BME people in children’s publishing are often “pressured to comment on diversity issues” amid expectations their books will focus on cultural stereotypes.
Black and minority ethnic (BME) publishers face a complex set of unconscious biases that stop diverse children’s books from reaching libraries and bookstores, new research suggests.
The study, commissioned by Arts Council England, explores the experience of BME librarians, authors, illustrators, and children’s book publishers, finding it is marked by “racism and microaggressions” and harmful stereotypes about what books written by and for Black people in particular should look like.
More than half of 330 survey participants agreed the publishing process was more challenging for BME people due to the industry’s tendency to favour established authors and perceptions of a “limited market” for books featuring diverse characters.
BME respondents were more significantly more likely than their white colleagues to think that a lack of role models discouraged BME people from becoming writers and illustrators (60% versus 26%), that more needs to be done to address unconscious bias in the sector (76% versus 53%), and that BME writers are expected to appeal to a narrow audience (54% compared to 15%).
One self-published author interviewed for the research commented: “The Black stories they [publishers] say people are interested in are about slavery, asylum seeking, extremes of culture like spiritualisation, dreadlocks. There’s nothing wrong with those things but they’re not my story.”
Interviewees explained how they felt unwelcome in the industry: BME publishers recounted instances including a publishing house that only wanted white characters on book jackets, a colleague who made “ignorant” comments about slavery being beneficial to Black people, and a media personality who tried to give them their coat at an event.
As a result, some BME workers experienced “near-constant feelings of imposter syndrome”.
They also felt resentful about often being pressured to promote or comment on diversity issues because of their race. The report notes this led to some authors “exploring alternative routes to publishing which afforded them greater creative freedom”.

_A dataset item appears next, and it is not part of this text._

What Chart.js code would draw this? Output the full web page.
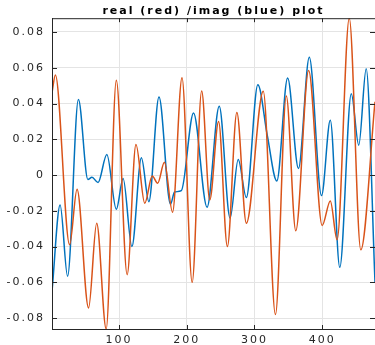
<!DOCTYPE html>
<html>
<head>
<meta charset="utf-8">
<script src="https://cdn.jsdelivr.net/npm/chart.js@4/dist/chart.umd.min.js"></script>
<style>
html,body{margin:0;padding:0;background:#fff;}
#c{display:block;}
</style>
</head>
<body>
<canvas id="c" width="375" height="345"></canvas>
<script>
const titleText = 'real (red) /imag (blue) plot';

const redX = [1, 6, 27, 38, 55, 67, 81, 96, 112, 125, 138, 149, 157, 167, 179, 193, 208, 222, 234, 247, 260, 274, 288, 313, 331, 347, 361, 380, 400, 412, 422, 440, 457, 478];
const redY = [0.046, 0.056, -0.039, -0.008, -0.0743, -0.027, -0.0861, 0.053, -0.0557, 0.0171, -0.0158, -0.0006, -0.0046, 0.0071, -0.0208, 0.0544, -0.060, 0.047, -0.0139, 0.030, -0.040, 0.0349, -0.0269, 0.0468, -0.078, 0.0442, -0.0312, 0.0585, -0.0282, -0.0145, -0.0362, 0.0877, -0.0418, 0.041];

const blueX = [1, 13, 24, 40, 54, 60, 69, 82, 96, 106, 119, 133, 144, 159, 176, 182, 192, 210, 230, 248, 264, 276, 288, 305, 319, 333, 349, 365, 381, 399, 412, 426, 443, 454, 465, 478];
const blueY = [-0.065, -0.0167, -0.0566, 0.0422, -0.0025, -0.0012, -0.0042, 0.0115, -0.0191, -0.0019, -0.040, 0.0097, -0.0149, 0.0436, -0.0163, -0.0095, -0.0087, 0.0347, -0.018, 0.0384, -0.0241, 0.0087, -0.0126, 0.0505, 0.022, -0.0033, 0.0542, 0.0037, 0.0659, -0.0115, 0.0306, -0.0516, 0.0455, 0.0167, 0.0594, -0.060];

const xTicks = [100, 200, 300, 400];
const xTickLabels = ['100', '200', '300', '400'];
const yTicks = [-0.08, -0.06, -0.04, -0.02, 0, 0.02, 0.04, 0.06, 0.08];
const yTickLabels = ['-0.08', '-0.06', '-0.04', '-0.02', '0', '0.02', '0.04', '0.06', '0.08'];

const xMin = 1, xMax = 478;
const yMin = -0.0861, yMax = 0.0877;

const redColor = '#D95319';
const blueColor = '#0072BD';
const axisColor = '#262626';
const gridColor = '#e4e4e4';

const toPts = (xs, ys) => xs.map((x, i) => ({x: x, y: ys[i]}));

const matlabBox = {
  id: 'matlabBox',
  beforeDraw(chart) {
    chart.ctx.letterSpacing = '2px';
  },
  afterDatasetsDraw(chart) {
    const ctx = chart.ctx;
    const a = chart.chartArea;
    const xs = chart.scales.x, ys = chart.scales.y;
    ctx.save();
    ctx.letterSpacing = '0px';
    ctx.strokeStyle = axisColor;
    ctx.lineWidth = 1;
    ctx.beginPath();
    // box
    ctx.moveTo(a.left + 0.5, a.top + 0.5);
    ctx.lineTo(a.right, a.top + 0.5);
    ctx.moveTo(a.left + 0.5, a.top);
    ctx.lineTo(a.left + 0.5, a.bottom + 0.5);
    ctx.lineTo(a.right, a.bottom + 0.5);
    // inward ticks
    xTicks.forEach(v => {
      const px = Math.round(xs.getPixelForValue(v)) + 0.5;
      ctx.moveTo(px, a.bottom);
      ctx.lineTo(px, a.bottom - 4);
      ctx.moveTo(px, a.top);
      ctx.lineTo(px, a.top + 4);
    });
    yTicks.forEach(v => {
      const py = Math.round(ys.getPixelForValue(v)) + 0.5;
      ctx.moveTo(a.left, py);
      ctx.lineTo(a.left + 5, py);
      ctx.moveTo(a.right, py);
      ctx.lineTo(a.right - 5, py);
    });
    ctx.stroke();
    ctx.restore();
  }
};

new Chart(document.getElementById('c'), {
  type: 'line',
  data: {
    datasets: [
      {
        label: 'real',
        data: toPts(redX, redY),
        borderColor: redColor,
        backgroundColor: redColor,
        borderWidth: 1.5,
        pointRadius: 0,
        cubicInterpolationMode: 'monotone',
        fill: false
      },
      {
        label: 'imag',
        data: toPts(blueX, blueY),
        borderColor: blueColor,
        backgroundColor: blueColor,
        borderWidth: 1.5,
        pointRadius: 0,
        cubicInterpolationMode: 'monotone',
        fill: false
      }
    ]
  },
  options: {
    responsive: false,
    animation: false,
    layout: {padding: {left: 0, right: 0, top: 0, bottom: 0}},
    plugins: {
      legend: {display: false},
      tooltip: {enabled: false},
      title: {
        display: true,
        text: titleText,
        fullSize: false,
        color: '#000',
        font: {family: 'DejaVu Sans', size: 11, weight: 'bold', lineHeight: 1.2},
        padding: {top: 5, bottom: 0}
      }
    },
    scales: {
      x: {
        type: 'linear',
        min: xMin,
        max: xMax,
        afterBuildTicks: s => { s.ticks = xTicks.map(v => ({value: v})); },
        afterFit: s => { s.height = 16; },
        grid: {color: gridColor, drawTicks: false, lineWidth: 1},
        border: {display: true, color: axisColor, width: 1},
        ticks: {
          color: axisColor,
          padding: 5,
          maxRotation: 0,
          font: {family: 'DejaVu Sans', size: 11},
          callback: (v, i) => xTickLabels[i]
        }
      },
      y: {
        type: 'linear',
        min: yMin,
        max: yMax,
        afterBuildTicks: s => { s.ticks = yTicks.map(v => ({value: v})); },
        afterFit: s => { s.width = 52; },
        grid: {color: gridColor, drawTicks: false, lineWidth: 1},
        border: {display: true, color: axisColor, width: 1},
        ticks: {
          color: axisColor,
          padding: 7,
          font: {family: 'DejaVu Sans', size: 11},
          callback: (v, i) => yTickLabels[i]
        }
      }
    }
  },
  plugins: [matlabBox]
});
</script>
</body>
</html>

One librarian/author felt they were the “go-to person” for diversity issues in the library sector: “That really doesn’t feel very diverse a lot of the time, if it’s always my voice that’s coming through.”
Additionally, survey respondents overwhelmingly felt that diverse books were expected to focus on issues faced by underrepresented groups (75%).
Discomfort around diversity
The report suggests that fear of being ignorant or making token gestures is hampering a genuine desire to improve diversity in publishing.
“Concerns around cultural sensitivities and ensuring authentic representation of diverse characters could lead to publishers being reluctant to take on submissions which include diverse characters.”
Interviewees noted there was encouragement, but insufficient support from publishers to include diverse characters in the books they created: “[they] were unsure where to go for guidance and had concerns about backlash and a ‘blame culture’ through blogs and social media if they made a mistake.”
The report recommends mandatory diversity and inclusion training for publishing sector workers, prioritising those in key decision-making roles.
It is also suggested that a lack of communication means that diverse books, “even if they are available, are not reaching shelves and therefore children and families”.
Publishers and agents who receive a high volume of submissions are likely to rely on traditional acquisition methods and established clients, which can freeze out diverse authors and books featuring diverse characters.
The report also says the industry perceives there is a limited market for diverse books. One school librarian relayed an anecdote about the popularity of several books featuring Black girls:
“There was nothing in them that wouldn’t relate to other teenage girls, but the characters were Black. She [the author] had another idea for a story and I really wanted her to be able to bring that to be published … [I thought] ‘Let’s talk to some of the specific publishers and get them to commission something’,” they said.
“She had an idea and the response I got was ‘this just won’t be popular; it won’t have a wide enough popularity.’”
Guidance for teachers and librarians and funding to introduce more diverse books to school libraries was recommended in the report.